STP Reflections | Year 1 | Clinical Pharmaceutical Science

STP Reflections | Coronavirus & STP

This time last year, I was busy moving house to my new STP training location. Needless to say, I was excited about joining the program and to meet my training department. Not even the extra shots of vaccinations I had to get were going to dampen my spirits. This was to be my first job in the NHS and that itself has always been one of my biggest motivations for applying for the STP. I wanted to develop my scientific knowledge and experience and apply them to benefit patients directly. 

STP – Clinical Pharmaceutical Science

Clinical Pharmaceutical Science (CPS) is a less-well known specialism but we play a crucial role in Technical Pharmacy Services and Radiopharmacies. We are not a patient-facing service, but we employ aseptic manufacturing techniques to prepare products (chemotherapy or radiopharmaceuticals) in specially designed cleanrooms for patient administration. Our year group is a small cohort of seven trainees across England.

I began my 1st year with the best intentions: I compiled all my 190-odd competencies into one spreadsheet as an attempt at being organised. I knew I’d have to be organised as I had my 1-year old at home to make matters… interesting. At my Trust’s Aseptic Production Unit, I started to familiarise myself with cleanrooms, aseptic techniques, microbiological monitoring, and quality systems. I realised that many of my colleagues were unaware of what the STP entailed but nevertheless have been more than supportive in my requests for shadowing and learning. I hope the specialism continues to grow in the future and inspire more trainees to work in Pharmacy Technical Services. 

The University Study Weeks

In a nutshell, my 1st year has been a real learning curve. I found the first few months of STP to be challenging, especially the initial university modules that required specialist knowledge in aseptics and quality assurance. Now, towards the end of my 1st year, having gained more work experience in my rotations, I am much more confident and comfortable. I certainly enjoyed my study weeks at University and the academic study will be invaluable for my training and practise beyond. Our WhatsApp group has kept us all connected whilst being away from University and has been a great source of support (and entertainment) when tackling assignments.

The Coronavirus Pandemic

Unfortunately, the impacts of the Coronavirus pandemic were inescapable. At the peak of lockdown, all but the most urgent cancer treatments and diagnosis scans were deferred and this meant that many Nuclear Medicine scans were cancelled and routine workload at the Radiopharmacy was reduced. Similarly, at the aseptic unit, prescription requests for chemotherapy were also low but there was a growing demand for ready-to-administer medication for coronavirus patients such as morphine, midazolam, and noradrenaline. 

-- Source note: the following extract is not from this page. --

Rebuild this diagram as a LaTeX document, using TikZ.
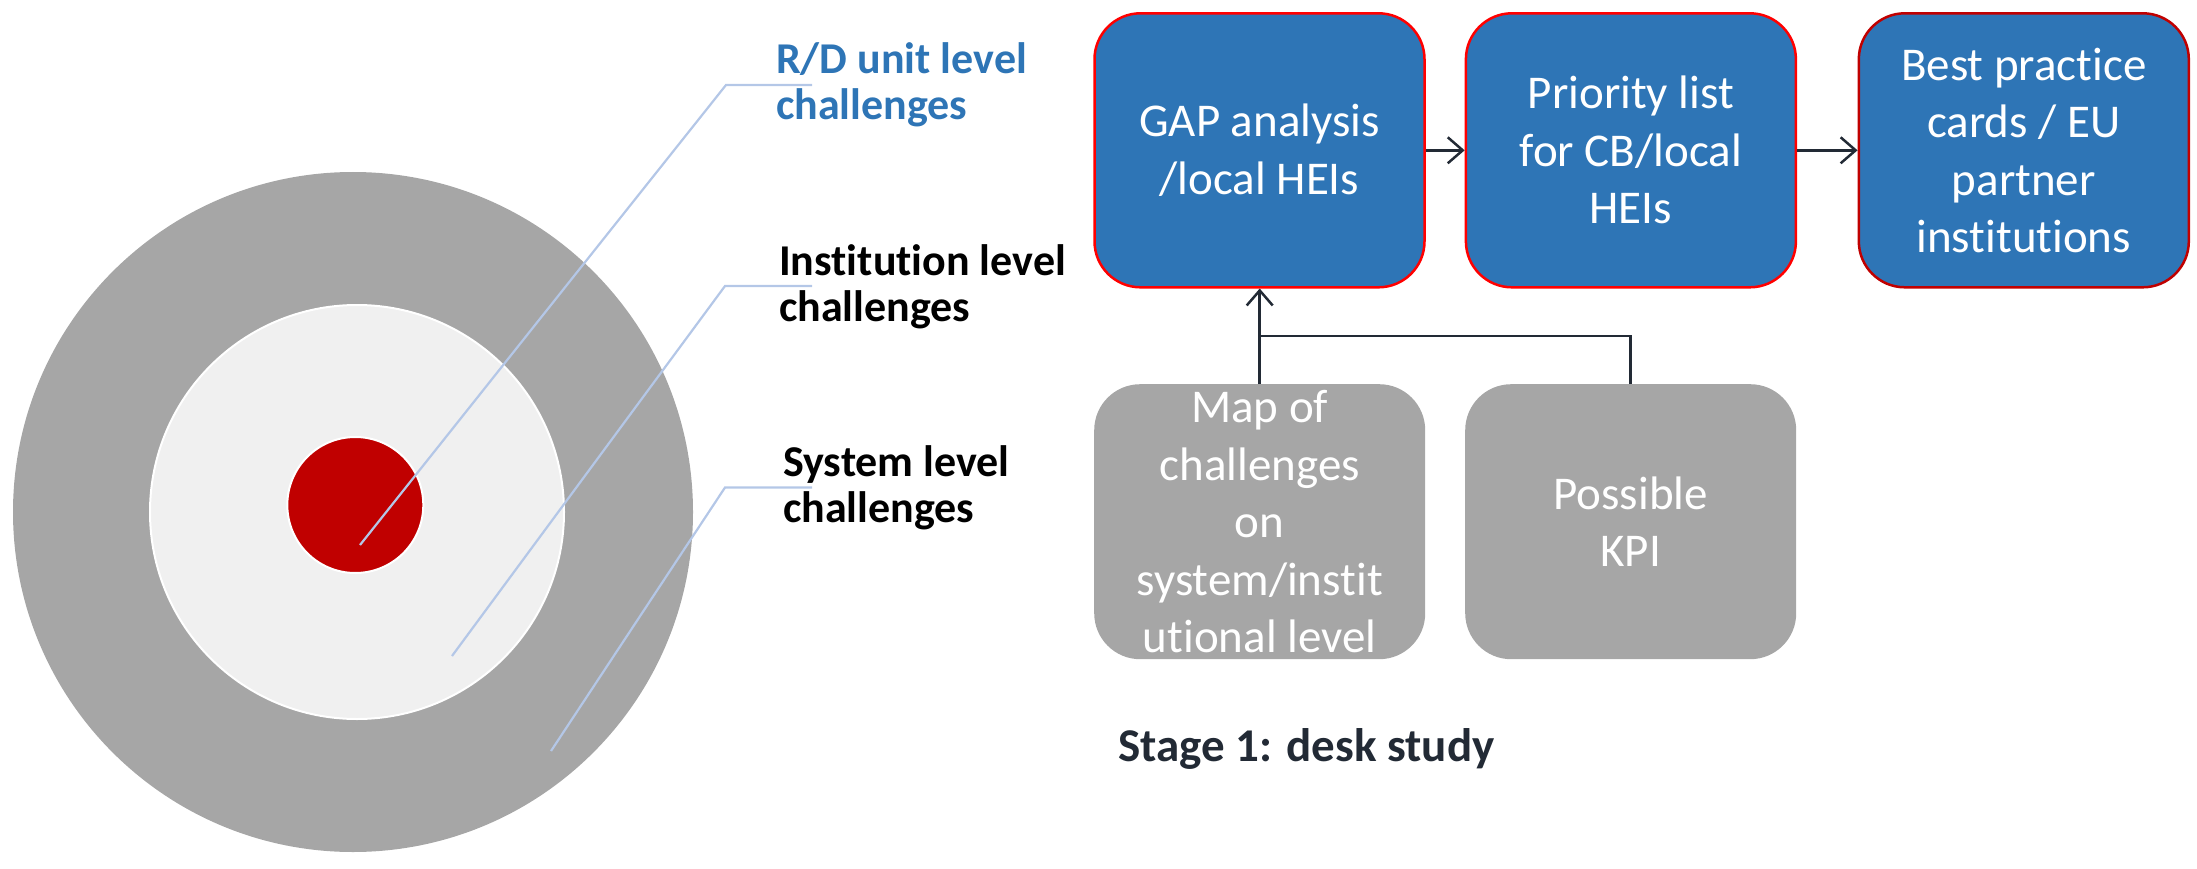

I was re-assigned from Radiopharmacy to my Aseptics rotation straightaway. I assisted the QA and Production teams in various ways: in researching solution stability for drugs, by writing standard operating procedures for the new processes, by preparing the new drug products etc. The challenges we faced cannot be under-estimated: demand from clinical ward fluctuated on an hourly and daily basis, national quality guidance was being updated daily, raw materials were becoming difficult to source, and social distancing had to be carefully considered. And most importantly, within the short time frame we had, a safe and quality-assured batch manufacturing process was implemented. This was another learning point for me as I admitted to myself that I am uneasy about making decisions and plans on-the-go, and with very little information to hand. This is a valuable skill for any Clinical Scientist and I realised that I need to work harder at honing this. 

I felt privileged to have been able to contribute to the batch production (CIVAS) service and was able to learn a great deal that I might not have had the chance to otherwise. By preparing large batches of infusion bags and syringes for the nurses on the front-line, we were able to save them time and reduce their workload. It was inspiring to see colleagues going above and beyond to provide help where it was needed. I found it to be a very fulfilling and rewarding experience to be able to play my part in treating Coronavirus patients. 

Personally, the lockdown months were a stressful and worrying time for me. I was also concerned at COVID-19’s seemingly disproportionate effects on ethnic minorities. The physical and social restrictions can be challenging for families and relationships and I realised how acutely we relied on our support systems for our mental health and wellbeing. 

Next Steps

Despite the ongoing overshadowing presence of the coronavirus pandemic, I’m looking forward to continuing my training as planned and building on my 1st year progress. Our University classes have been moved to online learning and I am a little unsure as to how effective distance-learning will be but I must make the most of the tools that have been offered. All placement visits are on hold and there is some uncertainty as to how I will complete my rotations. But for the immediate future, I am focusing on my Radiopharmacy training. Suffice to say, the STP has been nothing like I imagined, but I couldn’t have asked for more and I have enjoyed every minute.  

Author: anetpaul

2nd year Clinical Pharmaceutical Science trainee at University Hospital Birmingham.